## Source data
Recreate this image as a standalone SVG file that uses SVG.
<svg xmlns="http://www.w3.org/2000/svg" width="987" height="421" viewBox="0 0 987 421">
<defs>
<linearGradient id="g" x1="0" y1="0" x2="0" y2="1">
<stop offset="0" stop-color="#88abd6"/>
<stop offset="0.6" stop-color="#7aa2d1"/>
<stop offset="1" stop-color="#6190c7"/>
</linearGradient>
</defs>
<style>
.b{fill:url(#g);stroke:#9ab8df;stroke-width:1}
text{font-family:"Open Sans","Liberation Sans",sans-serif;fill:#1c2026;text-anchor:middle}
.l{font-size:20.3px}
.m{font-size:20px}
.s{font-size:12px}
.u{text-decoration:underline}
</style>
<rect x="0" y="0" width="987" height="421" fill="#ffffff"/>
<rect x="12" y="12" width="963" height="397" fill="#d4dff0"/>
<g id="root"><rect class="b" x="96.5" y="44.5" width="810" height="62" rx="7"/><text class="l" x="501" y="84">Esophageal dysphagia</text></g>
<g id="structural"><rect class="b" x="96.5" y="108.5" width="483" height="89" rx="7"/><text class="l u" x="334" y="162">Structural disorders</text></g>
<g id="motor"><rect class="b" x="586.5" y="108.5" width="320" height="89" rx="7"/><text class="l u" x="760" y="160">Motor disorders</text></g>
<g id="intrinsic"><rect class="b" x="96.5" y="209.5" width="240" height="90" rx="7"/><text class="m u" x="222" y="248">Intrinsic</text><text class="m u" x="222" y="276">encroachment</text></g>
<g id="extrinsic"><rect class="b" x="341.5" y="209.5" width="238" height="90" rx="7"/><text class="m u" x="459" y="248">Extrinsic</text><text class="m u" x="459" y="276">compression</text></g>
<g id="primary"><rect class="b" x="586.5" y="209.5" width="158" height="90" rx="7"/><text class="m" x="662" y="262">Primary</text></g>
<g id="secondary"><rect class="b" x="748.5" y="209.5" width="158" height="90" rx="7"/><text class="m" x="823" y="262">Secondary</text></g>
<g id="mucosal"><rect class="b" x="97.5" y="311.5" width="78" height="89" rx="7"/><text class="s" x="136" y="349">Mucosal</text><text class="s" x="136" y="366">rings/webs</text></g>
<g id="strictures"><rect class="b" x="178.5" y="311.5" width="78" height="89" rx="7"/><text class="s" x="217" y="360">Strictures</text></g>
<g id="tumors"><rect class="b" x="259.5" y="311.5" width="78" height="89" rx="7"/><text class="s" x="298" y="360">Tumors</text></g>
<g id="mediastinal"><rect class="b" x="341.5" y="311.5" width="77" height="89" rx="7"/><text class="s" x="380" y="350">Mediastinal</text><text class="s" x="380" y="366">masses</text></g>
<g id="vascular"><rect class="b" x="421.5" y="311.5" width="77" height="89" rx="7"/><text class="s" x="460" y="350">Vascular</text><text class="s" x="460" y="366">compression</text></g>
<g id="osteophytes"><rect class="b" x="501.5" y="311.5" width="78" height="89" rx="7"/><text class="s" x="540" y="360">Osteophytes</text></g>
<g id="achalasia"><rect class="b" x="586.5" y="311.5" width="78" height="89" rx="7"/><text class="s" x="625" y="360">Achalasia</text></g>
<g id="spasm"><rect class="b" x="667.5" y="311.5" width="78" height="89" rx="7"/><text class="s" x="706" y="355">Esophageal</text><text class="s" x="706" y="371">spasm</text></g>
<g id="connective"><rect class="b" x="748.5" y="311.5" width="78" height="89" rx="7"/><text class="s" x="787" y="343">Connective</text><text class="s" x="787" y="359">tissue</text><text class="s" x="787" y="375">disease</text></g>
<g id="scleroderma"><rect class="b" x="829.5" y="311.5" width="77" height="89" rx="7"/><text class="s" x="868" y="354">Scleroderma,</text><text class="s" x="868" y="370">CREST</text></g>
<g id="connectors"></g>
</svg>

## What to produce
Word for word, restate all of the data shown above.

## Solution to the problem
Recreate this image as a standalone SVG file that uses SVG.
<svg xmlns="http://www.w3.org/2000/svg" width="987" height="421" viewBox="0 0 987 421">
<defs>
<linearGradient id="g" x1="0" y1="0" x2="0" y2="1">
<stop offset="0" stop-color="#88abd6"/>
<stop offset="0.6" stop-color="#7aa2d1"/>
<stop offset="1" stop-color="#6190c7"/>
</linearGradient>
</defs>
<style>
.b{fill:url(#g);stroke:#9ab8df;stroke-width:1}
text{font-family:"Open Sans","Liberation Sans",sans-serif;fill:#1c2026;text-anchor:middle}
.l{font-size:20.3px}
.m{font-size:20px}
.s{font-size:12px}
.u{text-decoration:underline}
</style>
<rect x="0" y="0" width="987" height="421" fill="#ffffff"/>
<rect x="12" y="12" width="963" height="397" fill="#d4dff0"/>
<g id="root"><rect class="b" x="96.5" y="44.5" width="810" height="62" rx="7"/><text class="l" x="501" y="84">Esophageal dysphagia</text></g>
<g id="structural"><rect class="b" x="96.5" y="108.5" width="483" height="89" rx="7"/><text class="l u" x="334" y="162">Structural disorders</text></g>
<g id="motor"><rect class="b" x="586.5" y="108.5" width="320" height="89" rx="7"/><text class="l u" x="760" y="160">Motor disorders</text></g>
<g id="intrinsic"><rect class="b" x="96.5" y="209.5" width="240" height="90" rx="7"/><text class="m u" x="222" y="248">Intrinsic</text><text class="m u" x="222" y="276">encroachment</text></g>
<g id="extrinsic"><rect class="b" x="341.5" y="209.5" width="238" height="90" rx="7"/><text class="m u" x="459" y="248">Extrinsic</text><text class="m u" x="459" y="276">compression</text></g>
<g id="primary"><rect class="b" x="586.5" y="209.5" width="158" height="90" rx="7"/><text class="m" x="662" y="262">Primary</text></g>
<g id="secondary"><rect class="b" x="748.5" y="209.5" width="158" height="90" rx="7"/><text class="m" x="823" y="262">Secondary</text></g>
<g id="mucosal"><rect class="b" x="97.5" y="311.5" width="78" height="89" rx="7"/><text class="s" x="136" y="349">Mucosal</text><text class="s" x="136" y="366">rings/webs</text></g>
<g id="strictures"><rect class="b" x="178.5" y="311.5" width="78" height="89" rx="7"/><text class="s" x="217" y="360">Strictures</text></g>
<g id="tumors"><rect class="b" x="259.5" y="311.5" width="78" height="89" rx="7"/><text class="s" x="298" y="360">Tumors</text></g>
<g id="mediastinal"><rect class="b" x="341.5" y="311.5" width="77" height="89" rx="7"/><text class="s" x="380" y="350">Mediastinal</text><text class="s" x="380" y="366">masses</text></g>
<g id="vascular"><rect class="b" x="421.5" y="311.5" width="77" height="89" rx="7"/><text class="s" x="460" y="350">Vascular</text><text class="s" x="460" y="366">compression</text></g>
<g id="osteophytes"><rect class="b" x="501.5" y="311.5" width="78" height="89" rx="7"/><text class="s" x="540" y="360">Osteophytes</text></g>
<g id="achalasia"><rect class="b" x="586.5" y="311.5" width="78" height="89" rx="7"/><text class="s" x="625" y="360">Achalasia</text></g>
<g id="spasm"><rect class="b" x="667.5" y="311.5" width="78" height="89" rx="7"/><text class="s" x="706" y="355">Esophageal</text><text class="s" x="706" y="371">spasm</text></g>
<g id="connective"><rect class="b" x="748.5" y="311.5" width="78" height="89" rx="7"/><text class="s" x="787" y="343">Connective</text><text class="s" x="787" y="359">tissue</text><text class="s" x="787" y="375">disease</text></g>
<g id="scleroderma"><rect class="b" x="829.5" y="311.5" width="77" height="89" rx="7"/><text class="s" x="868" y="354">Scleroderma,</text><text class="s" x="868" y="370">CREST</text></g>
<g id="connectors"></g>
</svg>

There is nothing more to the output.